Full Vision: How do you describe your Vision for a regenerative and nourishing food future for your Place and People for 2050?
Here is how moringa oleifera addresses the six interconnected themes:
1. Environment: Moringa is a great soil cover. During harvests, the overgrown leaf are dropped on the ground, creating a mulch.
2. Diets: Moringa is a great food source. In dry form it has almost no significant taste, therefore can be integrated into many foods including as a mash, for making soup, into maize and beans etc.
3. Economics: Moringa fetches a good price in the local and international markets. Through our associated company, Akili Foods Ltd, we are able to guarantee sale of all extra leaves and/or seeds that the growers can produce. At a price of $0.10 per kg, and with an acre producing as many as 50 tons from an intensively planted farm, moringa can generate adequate revenue for a family farming only one acre. Scaled, the entire area can become vibrant economically, with many buying centres established, drying facilities established, youth employed as clerks and shops stocked to sell diatomite, fertilizer and yellow traps for catching invading insects.

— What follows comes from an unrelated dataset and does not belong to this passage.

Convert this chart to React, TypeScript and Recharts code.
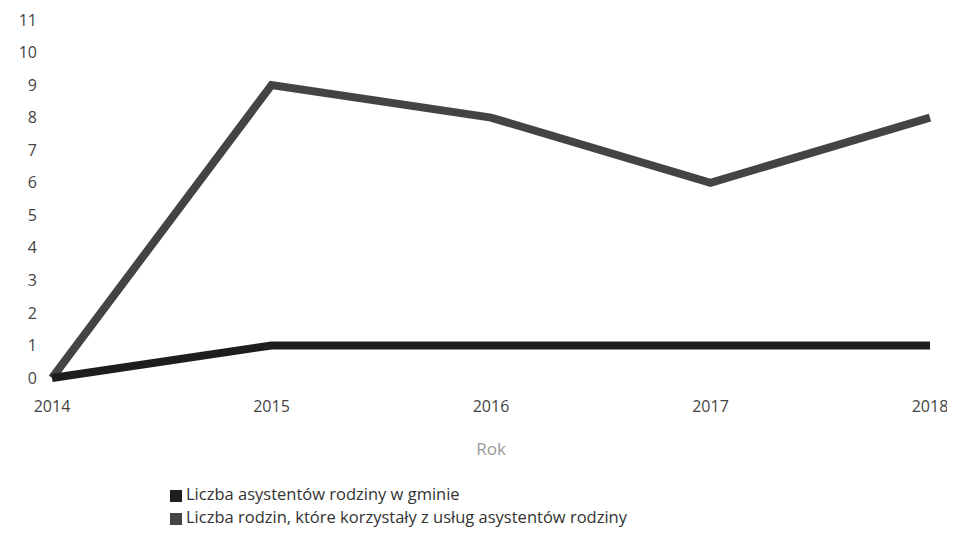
import React from 'react';
import { LineChart, Line, XAxis, YAxis, Legend, Label } from 'recharts';

// lata i wartości
const years = ['2014', '2015', '2016', '2017', '2018'];
const asystenci = [0, 1, 1, 1, 1];
const rodziny = [0, 9, 8, 6, 8];
const yTicks = [0, 1, 2, 3, 4, 5, 6, 7, 8, 9, 10, 11];

const data = years.map((rok, i) => ({
  rok,
  asystenci: asystenci[i],
  rodziny: rodziny[i],
}));

const font = '"Open Sans", "Noto Sans", sans-serif';

export default function App() {
  return (
    <div style={{ fontFamily: font }}>
      <LineChart width={947} height={525} data={data} margin={{ top: 12, right: 25, bottom: 29, left: 4 }}>
        <XAxis
          dataKey="rok"
          axisLine={false}
          tickLine={false}
          tickMargin={17}
          height={80}
          tick={{ fill: '#444', fontSize: 16 }}
        >
          <Label value="Rok" position="insideTop" offset={65} fill="#9a9a9a" fontSize={17} />
        </XAxis>
        <YAxis
          domain={[0, 11]}
          ticks={yTicks}
          interval={0}
          axisLine={false}
          tickLine={false}
          tickMargin={9}
          width={40}
          tick={{ fill: '#444', fontSize: 16 }}
        />
        <Legend
          layout="vertical"
          iconType="square"
          iconSize={12}
          wrapperStyle={{ left: 162, top: 474, width: 700, fontSize: 16.5, lineHeight: '23px' }}
          formatter={(v) => <span style={{ color: '#333' }}>{v}</span>}
        />
        <Line
          type="linear"
          dataKey="rodziny"
          name="Liczba rodzin, które korzystały z usług asystentów rodziny"
          stroke="#444444"
          strokeWidth={8}
          dot={false}
          isAnimationActive={false}
          legendType="square"
        />
        <Line
          type="linear"
          dataKey="asystenci"
          name="Liczba asystentów rodziny w gminie"
          stroke="#1e1e1e"
          strokeWidth={8}
          dot={false}
          isAnimationActive={false}
        />
      </LineChart>
    </div>
  );
}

4. Culture: Moringa will blend into the culture once promoted, because it can be prepared in the same way as the Mbeere people deal with other vegetables.
5. Technology: The initiative will introduce two new technologies that have the capacity to dramatically change the lives of the Mbeere people. Sand dams will teach them how to preserve water from runoffs that currently pass through and end up in the sea, 400 km farther away. Diatomite will demonstrate how to minimise irrigation requirements not only for moringa but also for other crops.
6. Policy: Success in Mbeere will provide the basis and leverage for engaging government in adopting the policy of promoting moringa oleifera in other ASAL communities. It will also provide an example to be copied in other countries that face dietary and nutritional challenges.